Senior executives at Facebook and Twitter have vowed to better protect their platforms from foreign manipulation during the 2018 midterm elections and into the future.
The comments from Sheryl Sandberg, the No. 2 executive at Facebook, and Twitter CEO Jack Dorsey came on September 5 in testimony in front of a U.S. Senate Intelligence Committee hearing.
Senator Richard Burr (Republican-North Carolina), the chairman of the Senate panel, welcomed the comments by the companies to do better, but said Congress was concerned that not enough had been done.
"Clearly, this problem is not going away," Burr said. "I'm not even sure it's trending in the right direction."
Congress has sharply criticized the social media companies over the past year as evidence has emerged that they failed to stop Russia making extensive use of their platforms in its alleged efforts to interfere in the 2016 presidential election.
Thirteen Russians were indicted by Special Counsel Robert Mueller earlier this year on charges of involvement in an alleged plot to disrupt the 2016 election by creating fake accounts that pushed divisive issues on Facebook and Twitter.
Responding to lawmakers, Sandberg and Dorsey both acknowledged that their efforts to prevent Russia and others from manipulating their platforms had been lacking and pledged to do more in the future.
"We were too slow to spot this and too slow to act.

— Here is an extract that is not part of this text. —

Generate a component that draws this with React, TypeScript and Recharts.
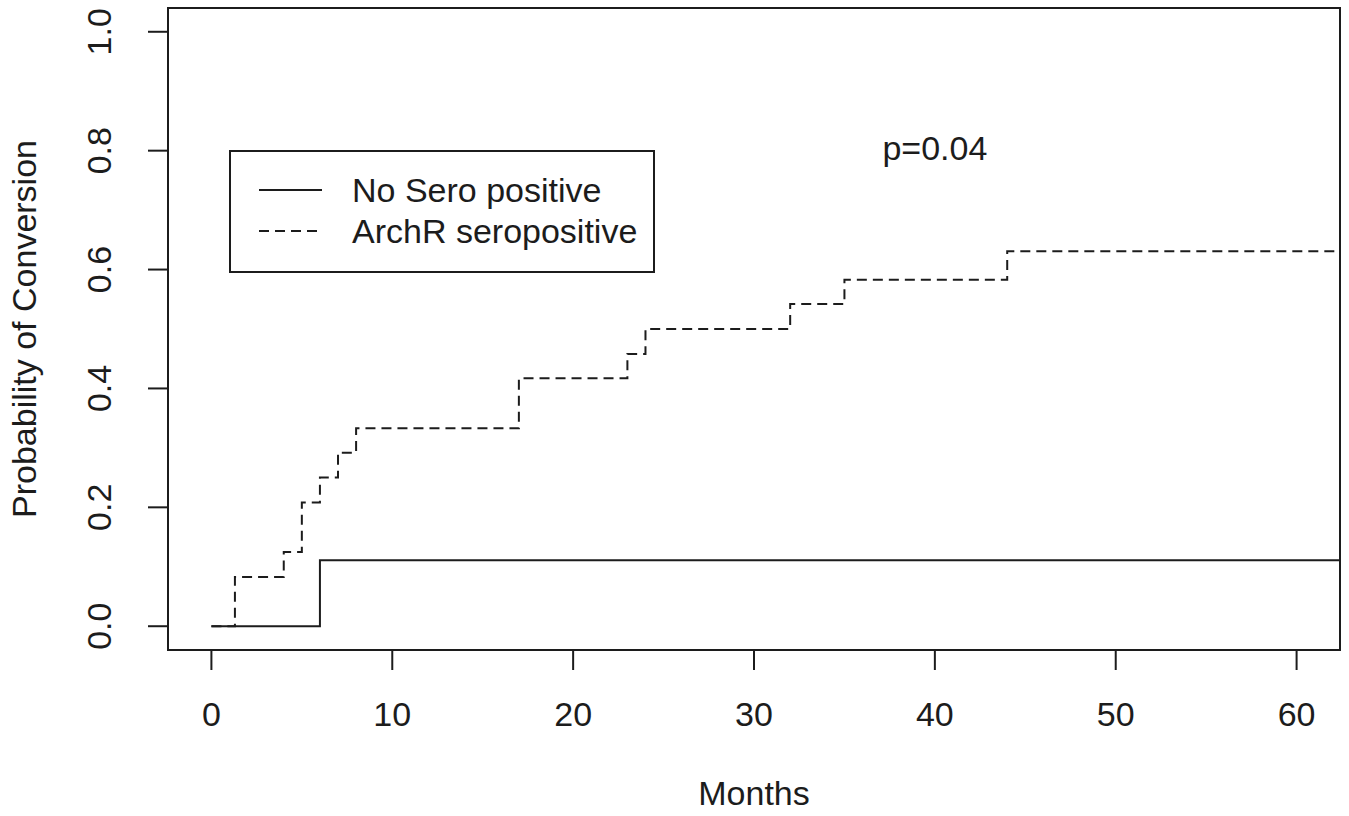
import React from 'react';
import { LineChart, Line, XAxis, YAxis, ReferenceArea, ReferenceDot, Legend, Label } from 'recharts';

const FONT = '"Liberation Sans", Arial, Helvetica, sans-serif';
const INK = '#1c1c1c';
const FS = 34;

const noSeroMonths = [0, 6, 62.4];
const noSeroProb = [0, 0.111, 0.111];
const archRMonths = [0, 1.3, 4, 5, 6, 7, 8, 17, 23, 24, 32, 35, 44, 62.4];
const archRProb = [0, 0.083, 0.125, 0.208, 0.25, 0.292, 0.333, 0.417, 0.458, 0.5, 0.542, 0.583, 0.631, 0.631];
const xTicks = [0, 10, 20, 30, 40, 50, 60];
const yTicks = [0, 0.2, 0.4, 0.6, 0.8, 1.0];
const yTickLabels = ['0.0', '0.2', '0.4', '0.6', '0.8', '1.0'];
const seriesNames = ['No Sero positive', 'ArchR seropositive'];
const seriesDash = ['', '10 6'];
const xTitle = 'Months';
const yTitle = 'Probability of Conversion';
const pValueText = 'p=0.04';
const pValueAt = { month: 40, prob: 0.8 };
const xDomain = [-2.4, 62.4];
const yDomain = [-0.04, 1.04];

const noSeroData = noSeroMonths.map((m, i) => ({ month: m, prob: noSeroProb[i] }));
const archRData = archRMonths.map((m, i) => ({ month: m, prob: archRProb[i] }));

const XTick = (props: any) => {
  const { x, y, payload } = props;
  return (
    <text x={x} y={y + 54} textAnchor="middle" fontFamily={FONT} fontSize={FS} fill={INK}>
      {payload.value}
    </text>
  );
};

const YTick = (props: any) => {
  const { x, y, payload } = props;
  const idx = yTicks.findIndex((t) => Math.abs(t - payload.value) < 1e-9);
  const lbl = idx >= 0 ? yTickLabels[idx] : String(payload.value);
  return (
    <text transform={`translate(${x - 35}, ${y}) rotate(-90)`} textAnchor="middle" fontFamily={FONT} fontSize={FS} fill={INK}>
      {lbl}
    </text>
  );
};

const XTitle = (props: any) => {
  const vb = props.viewBox;
  return (
    <text x={vb.x + vb.width / 2} y={vb.y + 155} textAnchor="middle" fontFamily={FONT} fontSize={FS} fill={INK}>
      {xTitle}
    </text>
  );
};

const YTitle = (props: any) => {
  const vb = props.viewBox;
  return (
    <text transform={`translate(36, ${vb.y + vb.height / 2}) rotate(-90)`} textAnchor="middle" fontFamily={FONT} fontSize={FS} fill={INK}>
      {yTitle}
    </text>
  );
};

const PLabel = (props: any) => {
  const vb = props.viewBox;
  const cx = vb.x + (vb.width || 0) / 2;
  const cy = vb.y + (vb.height || 0) / 2;
  return (
    <text x={cx} y={cy + 9} textAnchor="middle" fontFamily={FONT} fontSize={FS} fill={INK}>
      {pValueText}
    </text>
  );
};

const LegendBox = () => (
  <svg width={426} height={123} style={{ display: 'block' }}>
    <rect x={1} y={1} width={424} height={121} fill="#fff" stroke={INK} strokeWidth={2} />
    {seriesNames.map((name, i) => (
      <g key={name}>
        <line x1={30} x2={93} y1={40 + i * 41} y2={40 + i * 41} stroke={INK} strokeWidth={2} strokeDasharray={seriesDash[i] || undefined} />
        <text x={123} y={52 + i * 41} fontFamily={FONT} fontSize={FS} fill={INK}>
          {name}
        </text>
      </g>
    ))}
  </svg>
);

export default function App() {
  return (
    <div style={{ position: 'absolute', left: 0, top: 0, width: 1349, height: 816, background: '#fff' }}>
      <LineChart width={1349} height={816} margin={{ top: 8, right: 9, bottom: 0, left: 0 }}>
        <XAxis
          type="number"
          dataKey="month"
          domain={xDomain}
          ticks={xTicks}
          allowDataOverflow
          height={166}
          tickSize={20}
          tickLine={{ stroke: INK, strokeWidth: 2 }}
          axisLine={false}
          tick={<XTick />}
        >
          <Label content={<XTitle />} />
        </XAxis>
        <YAxis
          type="number"
          dataKey="prob"
          domain={yDomain}
          ticks={yTicks}
          allowDataOverflow
          width={168}
          tickSize={20}
          tickLine={{ stroke: INK, strokeWidth: 2 }}
          axisLine={false}
          tick={<YTick />}
        >
          <Label content={<YTitle />} />
        </YAxis>
        <Line
          data={noSeroData}
          dataKey="prob"
          name={seriesNames[0]}
          type="stepAfter"
          stroke={INK}
          strokeWidth={2}
          dot={false}
          activeDot={false}
          isAnimationActive={false}
        />
        <Line
          data={archRData}
          dataKey="prob"
          name={seriesNames[1]}
          type="stepAfter"
          stroke={INK}
          strokeWidth={2}
          strokeDasharray={seriesDash[1]}
          dot={false}
          activeDot={false}
          isAnimationActive={false}
        />
        <ReferenceArea
          x1={xDomain[0]}
          x2={xDomain[1]}
          y1={yDomain[0]}
          y2={yDomain[1]}
          fill="none"
          fillOpacity={0}
          stroke={INK}
          strokeWidth={2}
          ifOverflow="visible"
        />
        <ReferenceDot x={pValueAt.month} y={pValueAt.prob} r={0} fill="none" stroke="none" label={<PLabel />} ifOverflow="visible" />
        <Legend
          layout="vertical"
          align="center"
          verticalAlign="middle"
          content={<LegendBox />}
          wrapperStyle={{ position: 'absolute', left: 229, top: 150, width: 426, height: 123 }}
        />
      </LineChart>
    </div>
  );
}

That's on us. This interference was completely unacceptable,” Sandberg said.
She told the committee that Facebook has "removed hundreds of pages and accounts involved in coordinated inauthentic behavior -- meaning they misled others about who they were and what they were doing."
"We are even more determined than our adversaries, and we will continue to fight back," Sandberg added.
Ahead of the committee's hearing, Facebook founder Mark Zuckerberg said in a Washington Post opinion article on September 5 that his company was engaged in an "arms race" with "sophisticated, well-funded adversaries who are getting smarter over time."
During the Senate committee hearing, Dorsey held up his phone at the witness table and tweeted part of his opening statement.
"We aren't proud of how [a free and open exchange of ideas] has been weaponized and used to distract and divide people, and our nation. We found ourselves unprepared and ill-equipped for the immensity of the problems we've acknowledged," Dorsey wrote.
"Abuse, harassment, troll armies, propaganda through bots and human coordination, misinformation campaigns, and divisive filter bubbles -- that's not a healthy public square. Worse, a relatively small number of bad-faith actors were able to game Twitter to have an outsized impact," he added.
Dorsey said Twitter was continuing to identify and suspend accounts that may be linked to a Russian Internet agency identified in the Mueller charges.
So far, he said, 3,843 accounts have been blocked.
At the session, a chair was left empty because Alphabet, the parent company of Google, refused to send a top executive, sparking outrage from some of the senators.
Google did offer a written statement from its chief legal officer.
Senator Marco Rubio (Republican-Florida) suggested Google might have avoided testifying because it was "arrogant."